I’ve been doing development now for a long time; I enjoy it, and it’s something that I’m good at; that statement could easily be switched around, I’m good at it, so I enjoy it. Regardless of how it is now, it was still something that I had to learn how to be good at it. For me it was always about acquiring a set of skills and a methodology for approaching a problem. These are the things where simple things like having been taught how to learn can help. I learnt Modula-2 at university; of less use than COBOL in the real world; but it taught me how to learn a new language, and I’ve applied that knowledge everywhere I’ve worked. The skillset that you acquire through your career will be quite varied but the methodology is always invariably the same.
Know what you’re trying to solve
If you don’t understand the problem that you’re trying to solve, then no matter how elegant, how concisely expressive or how brilliant your code is. It’s just not much use to anyone. Breaking down the larger business problem into smaller digestible chunks is fine, but then handing that off to a junior developer without giving the context of the problem is a mistake. You end up with hundreds of lines of code that don’t do what you want, and if it does, well that was probably luck rather than judgement. Management invariably view development as simply an exercise in a production line; but it really isn’t; a lot of this is our own fault as we often use manufacturing analogies when describing development to management. The dev-ops culture that has started isn’t just about the disconnect between development and deployment (big as though that sometimes is); a skilled developer need to understand the business value that they’re adding and the problems they’re trying to address.

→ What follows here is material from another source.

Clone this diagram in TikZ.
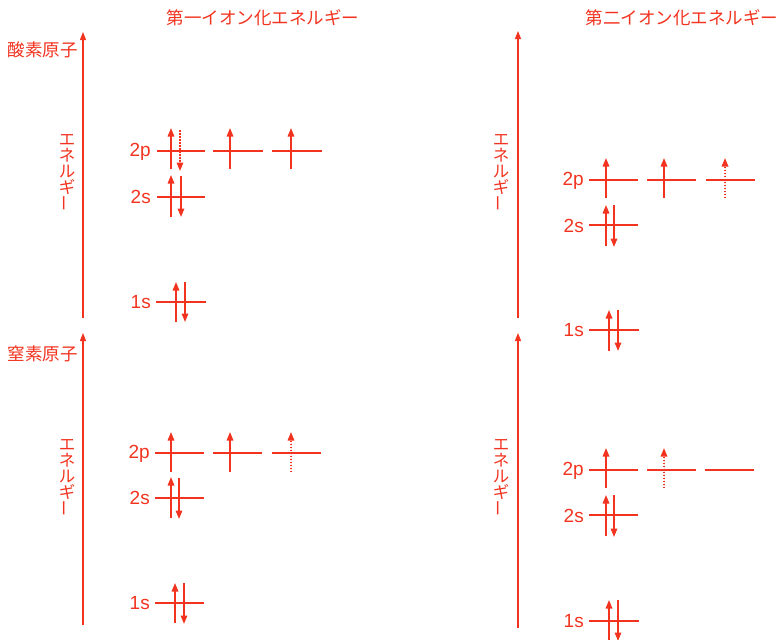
\documentclass[tikz,border=0pt]{standalone}
\usepackage{fontspec}
\setmainfont{Noto Sans CJK JP}
\newfontfamily\latinsans{Liberation Sans}
\usepackage{tikz}
\usetikzlibrary{arrows.meta}
\definecolor{accent}{HTML}{F2331F}

\begin{document}
\begin{tikzpicture}[x=1pt, y=-1pt,
    every node/.style={text=accent, inner sep=0pt},
    level/.style={draw=accent, line width=1.3pt},
    spin/.style={draw=accent, fill=accent, line width=1.6pt, -{Triangle[width=6.5pt,length=8.5pt]}},
    spinhalf/.style={spin, dash pattern=on 1.5pt off 1.5pt},
    axis/.style={draw=accent, fill=accent, line width=1.3pt, -{Triangle[width=6pt,length=8pt]}},
    title/.style={font=\fontsize{17.5}{20}\selectfont},
    orb/.style={anchor=east, font=\latinsans\fontsize{19}{20}\selectfont},
    vert/.style={align=center, font=\fontsize{16.5}{16}\selectfont}]
    \useasboundingbox (0,0) rectangle (780,640);
    \clip (0,0) rectangle (780,640);

    % Titel
    \node[title] (first) at (263,18) {第一イオン化エネルギー};
    \node[title] (second) at (682,18) {第二イオン化エネルギー};
    \node[title] (oxygen) at (43,50) {酸素原子};
    \node[title] (nitrogen) at (43,354) {窒素原子};

    % Energieachsen
    \draw[axis] (83,318) -- (83,32);
    \draw[axis] (83,625) -- (83,333);
    \draw[axis] (518,318) -- (518,31);
    \draw[axis] (518,628) -- (518,333);
    \node[vert] (eO1) at (67,173) {エ\\ネ\\ル\\ギ\\\rotatebox{90}{ー}};
    \node[vert] (eN1) at (67,478) {エ\\ネ\\ル\\ギ\\\rotatebox{90}{ー}};
    \node[vert] (eO2) at (501,173) {エ\\ネ\\ル\\ギ\\\rotatebox{90}{ー}};
    \node[vert] (eN2) at (501,478) {エ\\ネ\\ル\\ギ\\\rotatebox{90}{ー}};

    % O, erste Ionisierung
    \node[orb] (o2p) at (151,152) {2p};
    \node[orb] (o2s) at (151,197) {2s};
    \node[orb] (o1s) at (151,302) {1s};
    \draw[level] (157,151) -- (205,151);
    \draw[level] (213,151) -- (263,151);
    \draw[level] (272,151) -- (322,151);
    \draw[spin] (171,169) -- (171,128);
    \draw[spinhalf] (180,130) -- (180,171);
    \draw[spin] (230,169) -- (230,128);
    \draw[spin] (291,169) -- (291,128);
    \draw[level] (157,197) -- (205,197);
    \draw[spin] (171,217) -- (171,175);
    \draw[spin] (181,176) -- (181,217);
    \draw[level] (156,302) -- (206,302);
    \draw[spin] (176,322) -- (176,282);
    \draw[spin] (185,282) -- (185,322);

    % N, erste Ionisierung
    \node[orb] (n2p) at (150,454) {2p};
    \node[orb] (n2s) at (150,498) {2s};
    \node[orb] (n1s) at (150,603) {1s};
    \draw[level] (155,453) -- (204,453);
    \draw[level] (213,453) -- (262,453);
    \draw[level] (272,453) -- (321,453);
    \draw[spin] (171,472) -- (171,432);
    \draw[spin] (230,472) -- (230,432);
    \draw[spinhalf] (291,472) -- (291,432);
    \draw[level] (155,498) -- (204,498);
    \draw[spin] (171,518) -- (171,477);
    \draw[spin] (179,478) -- (179,519);
    \draw[level] (155,603) -- (204,603);
    \draw[spin] (175,623) -- (175,583);
    \draw[spin] (184,583) -- (184,624);

    % O+, zweite Ionisierung
    \node[orb] (op2p) at (584,181) {2p};
    \node[orb] (op2s) at (584,226) {2s};
    \node[orb] (op1s) at (584,330) {1s};
    \draw[level] (589,180) -- (638,180);
    \draw[level] (647,180) -- (696,180);
    \draw[level] (706,180) -- (755,180);
    \draw[spin] (606,198) -- (606,158);
    \draw[spin] (664,198) -- (664,158);
    \draw[spinhalf] (725,198) -- (725,158);
    \draw[level] (589,225) -- (638,225);
    \draw[spin] (606,246) -- (606,205);
    \draw[spin] (614,205) -- (614,247);
    \draw[level] (589,330) -- (639,330);
    \draw[spin] (609,351) -- (609,310);
    \draw[spin] (618,310) -- (618,351);

    % N+, zweite Ionisierung
    \node[orb] (np2p) at (584,471) {2p};
    \node[orb] (np2s) at (584,516) {2s};
    \node[orb] (np1s) at (584,621) {1s};
    \draw[level] (589,470) -- (638,470);
    \draw[level] (647,470) -- (696,470);
    \draw[level] (705,470) -- (754,470);
    \draw[spin] (606,488) -- (606,448);
    \draw[spinhalf] (664,488) -- (664,448);
    \draw[level] (589,515) -- (638,515);
    \draw[spin] (606,536) -- (606,495);
    \draw[spin] (614,495) -- (614,537);
    \draw[level] (589,621) -- (639,621);
    \draw[spin] (609,641) -- (609,600);
    \draw[spin] (618,600) -- (618,641);
\end{tikzpicture}
\end{document}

Understand he tools that you have
If you say you’re a java developer, and all you know is how to do
mvn package, then you’re not really a developer; if you’re a C programmer and you can’t write a makefile, then this is a problem. You’ve not shown a willingness to learn about the tools that are critical to your job. If you invest the time into learning about the tools, then you’ll be able to use them more effectively; you only have to learn it once. You need to know about your target deployment platform; how to navigate it, how to set it up, what limitations it has. It’s not part of your day job (if there is such a thing) but knowing these things will make you a better developer with a better understanding of how your code impacts the rest of the business.
Be open to new ways of doing things
You’re just a developer, you don’t know everything. Things change quickly and you need to be aware of what the new things on the block are and how they’re going to deliver your next project. What you’ve always done, isn’t what you’re always going to do. A large scale project I’ve had to work on involved developers who only knew J2EE style applications; the deployment platform wasn’t J2EE and yet they insisted on treating it as though it was. What got delivered was an unholy mess, it wasn’t scalable, wasn’t testable, even the happy path barely worked. Things like this don’t give developers a good reputation.